On Christmas Eve 1914, German and English soldiers faced each other along the western front. In the English trenches, letters and cards arrived from home. The soldiers cheered up a little. By midnight some of them even began to sing. Then suddenly a sentry shouted excitedly: 'Listen!' They listened and heard that the Germans were also singing.

A short while later, two brave soldiers, one from each side, met out in the open. More joined them. From a military point of view it made no sense. As soldiers they were supposed to fight each other. To stop suddenly, to be friends, just didn’t make sense. But there was a greater force than armies at the front that night.

When Christmas Day dawned, soldiers with smiling faces were strolling around No Man’s Land. They exchanged food, souvenirs and cigarettes. About midday, as the friendship grew, a football match between the two sides started up. But it didn’t last long. The news had reached the generals, and sharp orders arrived to put an end to the whole thing. The officers herded the men back into the trenches. It was all over. As Christmas Day turned into night, the war resumed.

That brief outbreak of peace is not only a vivid illustration of the power of Christmas and of the birth of the Prince of Peace which it commemorates. That brief outbreak of peace was also a vivid illustration of what happens when people encounter each other in the flesh, when our theoretical ideas and assumptions about the 'other' give way to a more personal and accurate knowledge and experience of them as people; human persons like us.

The same thing can be said about God. In the Letter to the Hebrews we read that, 'long ago God spoke to our ancestors in many and various ways by the prophets, but in these last days he has spoken to us by a Son' … Jesus is 'the exact imprint of God’s very being'. In Old Testament times, God spoke to his people through the law of Moses and the Prophets, but only in types and shadows.
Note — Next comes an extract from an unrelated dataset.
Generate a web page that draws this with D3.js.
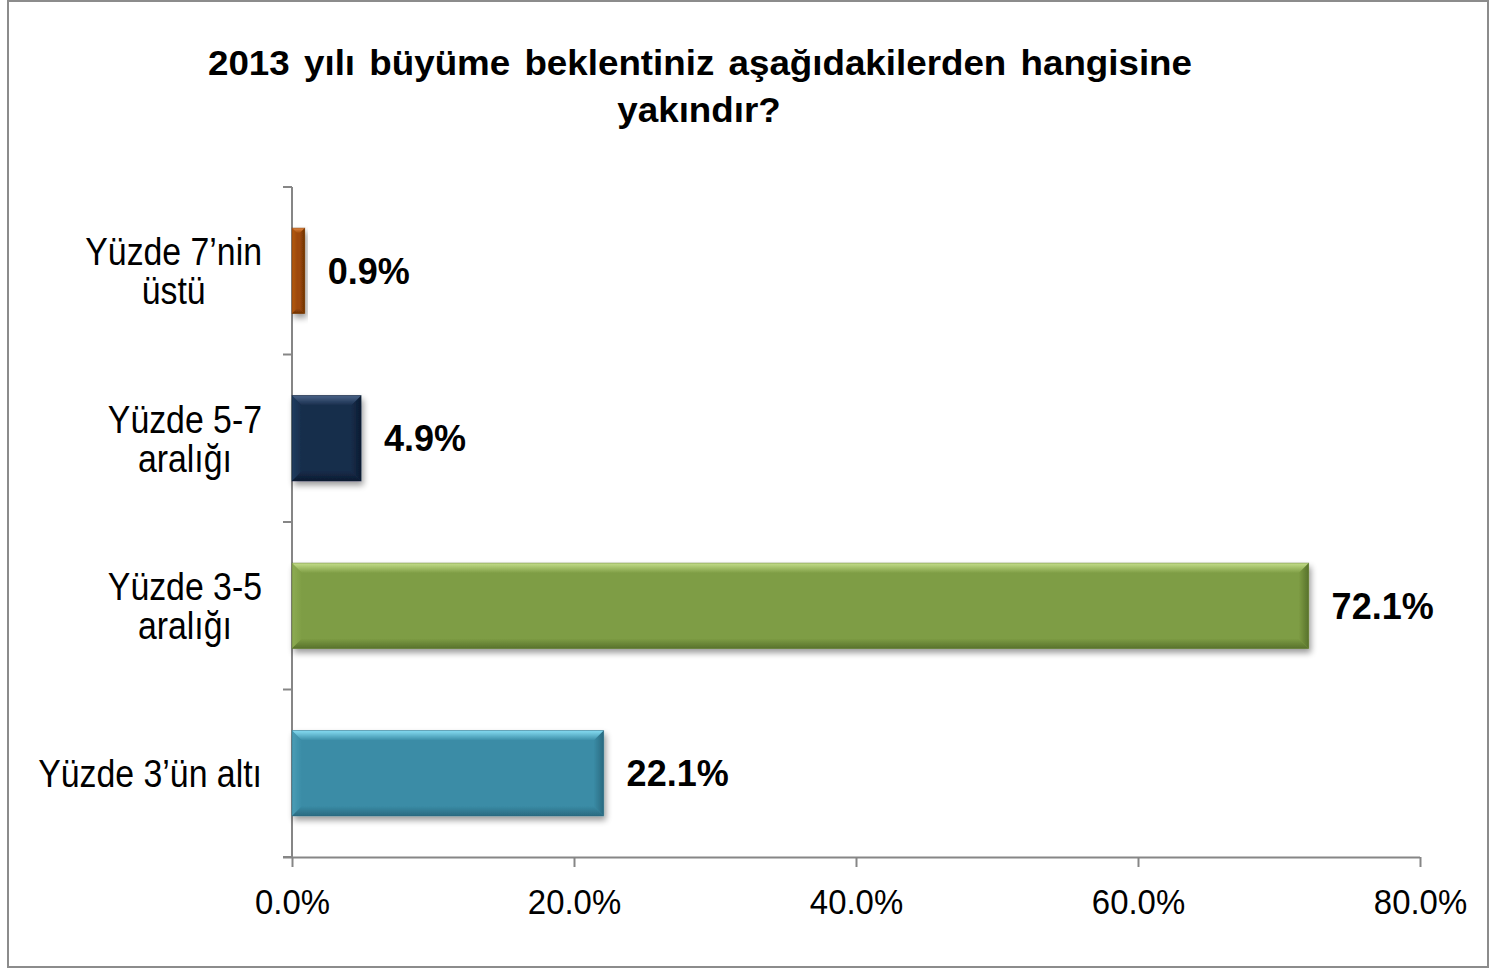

In Christ, however, God meets us in the flesh in order that our partial glimpses, theoretical ideas and assumptions about God may give way to a more definitive knowledge and personal experience of him.

And just like the encounter between those soldiers along the western front, Christ meets us and invites us to cross the lines and boundaries which once separated God from humanity. The Church Fathers often described this wonderful exchange in terms of the Son of God ‘becoming the Son of Man so that the sons of men might become the sons of God’ [sic]. Hence, we read in John’s Gospel, 'to all who received him, who believed in his name, he gave power to become children of God, who were born, not of blood, or of the will of the flesh, or of the will of a man, but of God'.

Christmas celebrates Christ’s birth and represents God’s entry point into human life as much as it represents our entry point into the life of God. By clothing himself with our humanity, Jesus has bestowed upon us a divine dignity and potential. This Christmas season, may we all grow in our appreciation of this profound mystery.

And let us pray that the world may experience a true and lasting outbreak of peace - in human hearts, minds, communities - across the globe.